By Zakiyyah Woods
Back in 2005, I took some time off from dating in order to understand and connect with my sexuality. Once I felt comfortable and confident enough to proudly claim my bisexual identity, I assumed that everyone I shared it with would be accepting of this part of my life in the same manner I’ve witnessed amongst my lesbian and gay counterparts who choose to come out to supportive loved ones. During my reemergence into the dating world, I held firm to the belief that being open and honest about my preferences with my person of interest – man or woman – would make for a successful start to our potential relationship. I wanted to allow those who identify as heterosexual the choice of whether or not they wanted to be with someone of the LGBT community. After all, fair is fair, right? Well, I was completely wrong in these assumptions, especially on the occasions when I found interest in a man.
In my ten years post bi acceptance, I’ve dated men of various religious and ethnic backgrounds. Things between us usually started out pleasant and, in keeping with my word, once I felt comfortable enough to disclose my bisexuality with them, as if unknowingly following a script, their initial response was a mixture of disbelief and excitement.
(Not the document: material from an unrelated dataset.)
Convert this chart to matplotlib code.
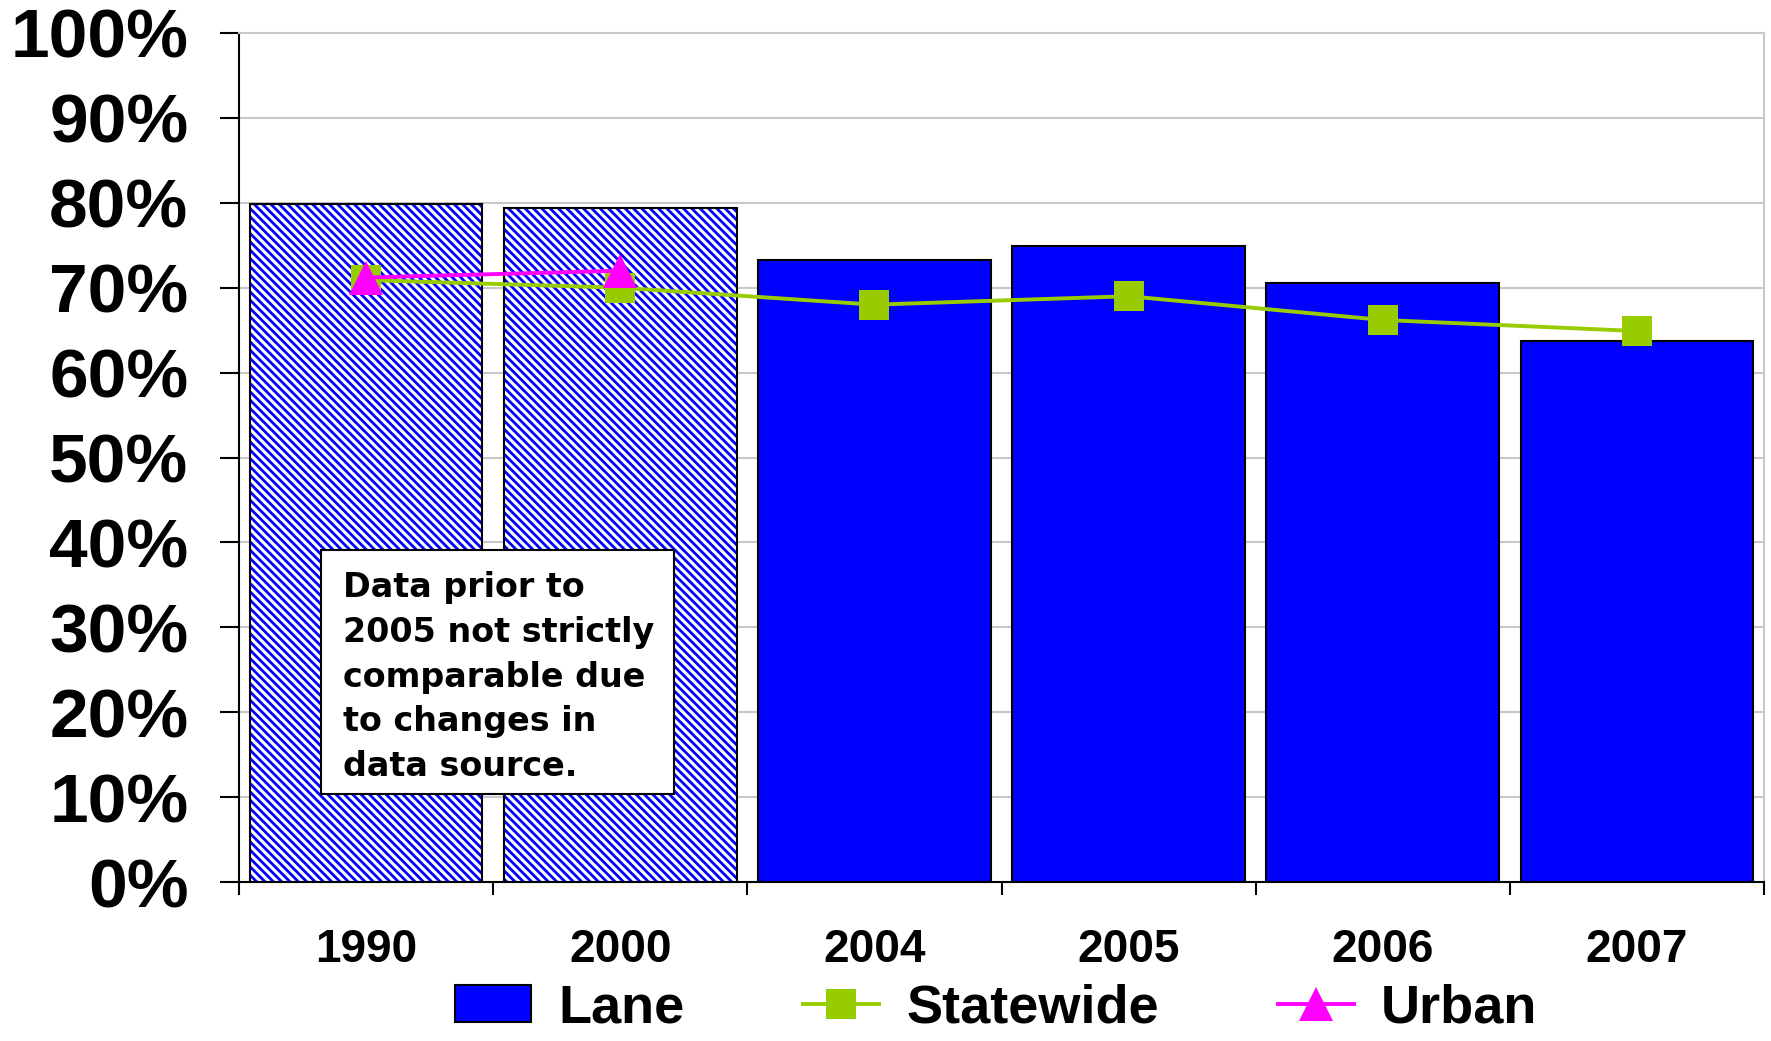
import numpy as np
import matplotlib.pyplot as plt
from matplotlib.patches import Rectangle
from matplotlib.lines import Line2D
from matplotlib.ticker import FixedLocator, PercentFormatter

years = ['1990', '2000', '2004', '2005', '2006', '2007']
lane = [79.9, 79.4, 73.3, 74.9, 70.6, 63.7]
statewide = [70.9, 70.0, 68.0, 69.0, 66.2, 64.9]
urban_years = ['1990', '2000']
urban = [71.2, 72.0]
hatched = [True, True, False, False, False, False]

note = "Data prior to\n2005 not strictly\ncomparable due\nto changes in\ndata source."

blue = '#0000FF'
green = '#99CC00'
pink = '#FF00FF'

plt.rcParams['hatch.linewidth'] = 2.0

fig = plt.figure(figsize=(17.71, 10.41), dpi=100)
ax = fig.add_axes([0.135, 0.1527, 0.861, 0.8156])

x = np.arange(len(years))
for xi, val, h in zip(x, lane, hatched):
    if h:
        # hatch takes the edge colour, so draw the black outline separately
        ax.bar(xi, val, width=0.915, color='white', edgecolor=blue,
               hatch='\\\\\\\\', linewidth=0, zorder=2)
        ax.bar(xi, val, width=0.915, fill=False, edgecolor='black',
               linewidth=1.5, zorder=3)
    else:
        ax.bar(xi, val, width=0.915, color=blue, edgecolor='black',
               linewidth=1.5, zorder=2)

ax.plot(x, statewide, color=green, lw=2.8, marker='s', ms=22,
        markeredgewidth=0, zorder=4)
ux = [years.index(y) for y in urban_years]
ax.plot(ux, urban, color=pink, lw=2.8, marker='^', ms=24,
        markeredgewidth=0, zorder=5)

# note box
ax.add_patch(Rectangle((-0.176, 10.4), 1.387, 28.7, facecolor='white',
                       edgecolor='black', lw=1.5, zorder=6))
ax.text(-0.09, 36.6, note, ha='left', va='top', fontsize=24,
        family='DejaVu Sans', fontweight='bold', linespacing=1.45, zorder=7)

ax.set_xlim(-0.5, 5.5)
ax.set_ylim(0, 100)
ax.set_yticks(np.arange(0, 101, 10))
ax.yaxis.set_major_formatter(PercentFormatter(decimals=0))
ax.grid(axis='y', color='#c8c8c8', lw=1.5, zorder=0)
ax.set_axisbelow(True)

ax.set_xticks(x)
ax.set_xticklabels(years)
ax.xaxis.set_minor_locator(FixedLocator(np.arange(-0.5, 5.6, 1.0)))
ax.tick_params(axis='x', which='major', length=0, pad=33)
ax.tick_params(axis='x', which='minor', length=9, width=1.5, direction='out')
ax.tick_params(axis='y', length=14, width=1.5, direction='out', pad=22.5)

for lab in ax.get_xticklabels():
    lab.set_fontfamily('Liberation Sans')
    lab.set_fontweight('bold')
    lab.set_fontsize(33)
for lab in ax.get_yticklabels():
    lab.set_fontfamily('Liberation Sans')
    lab.set_fontweight('bold')
    lab.set_fontsize(50)

ax.spines['left'].set_linewidth(1.5)
ax.spines['bottom'].set_linewidth(1.5)
for side in ['top', 'right']:
    ax.spines[side].set_color('#c8c8c8')
    ax.spines[side].set_linewidth(1.5)

handles = [
    Rectangle((0, 0), 1, 1, facecolor=blue, edgecolor='black', lw=1.5),
    Line2D([], [], color=green, lw=2.8, marker='s', ms=22, markeredgewidth=0),
    Line2D([], [], color=pink, lw=2.8, marker='^', ms=24, markeredgewidth=0),
]
fig.legend(handles, ['Lane', 'Statewide', 'Urban'], loc='center',
           bbox_to_anchor=(0.5625, 0.031), ncol=3, frameon=False,
           prop={'family': 'Liberation Sans', 'weight': 'bold', 'size': 39},
           handlelength=1.4, handleheight=0.68, handletextpad=0.5,
           columnspacing=2.2, borderpad=0.1)

fig.savefig('out.png', dpi=100)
A few have joked and said things like “Oh, so we can check out girls together, huh?” or “Good! So that means you won’t get mad if I comment on another woman’s figure,” and my all-time (not so) favorite threesome inquiry. These responses became common and have always left me wondering if my bisexuality was some sort of pass that allows disrespectful conversation and behavior to magically transform into socially acceptable speech and actions. Instinctively, I would attempt to inform my guy that such suggestions are not okay, and after providing a thorough explanation with examples as to why they aren’t, the insecurity of these men would start to creep in and change their entire outlook of the future we had started to see ourselves sharing together.
In my ignorance of biphobia and bi erasure, I managed to convince myself that being bisexual was the problem, while completely ignoring the shared trauma and fears of failed dating experiences these men had had with women who have cheated on them with other men and not other women.
For me, dating men became mentally and emotionally draining. Trying to convince someone that their fears of my (nonexistent) infidelity with someone of my own gender were, in fact, being led by their damaged ego began to stir up old feelings of self-doubt and insecurity directed towards my bi identity. So, in order to grasp a firmer hold of my bi acceptance, I let go of the dating scene again. During this hiatus, I discovered a few online support groups created for bisexual women and found solidarity in friends who identify as either bisexual or queer. Groups like Bisexual Women of Color (BIWOC) have helped to expand my knowledge of biphobia and bi erasure and the dangers associated with them and have provided me with much-needed “you are not alone” moments in a nonjudgmental space.
Currently, I am in a loving relationship with a man who is fully accepting and understanding of my bisexuality. The language spoken between us is never harmful and I am never made to feel guilty or ashamed for having the ability to love without gender restrictions. I extend a heartfelt thank you to the men of my past. Had I never dealt with their insecurities and stereotypes of the bi community, I’m confident that I might not have learned how to define, embrace and advocate for bisexuality on my own terms or I might have taken a longer time to reach this level of self-actualization.
Zakiyyah Woods is a freelance writer and mother of one. As a native New Yorker, she gathers most of her writing inspiration from people-watching and reading various literary styles.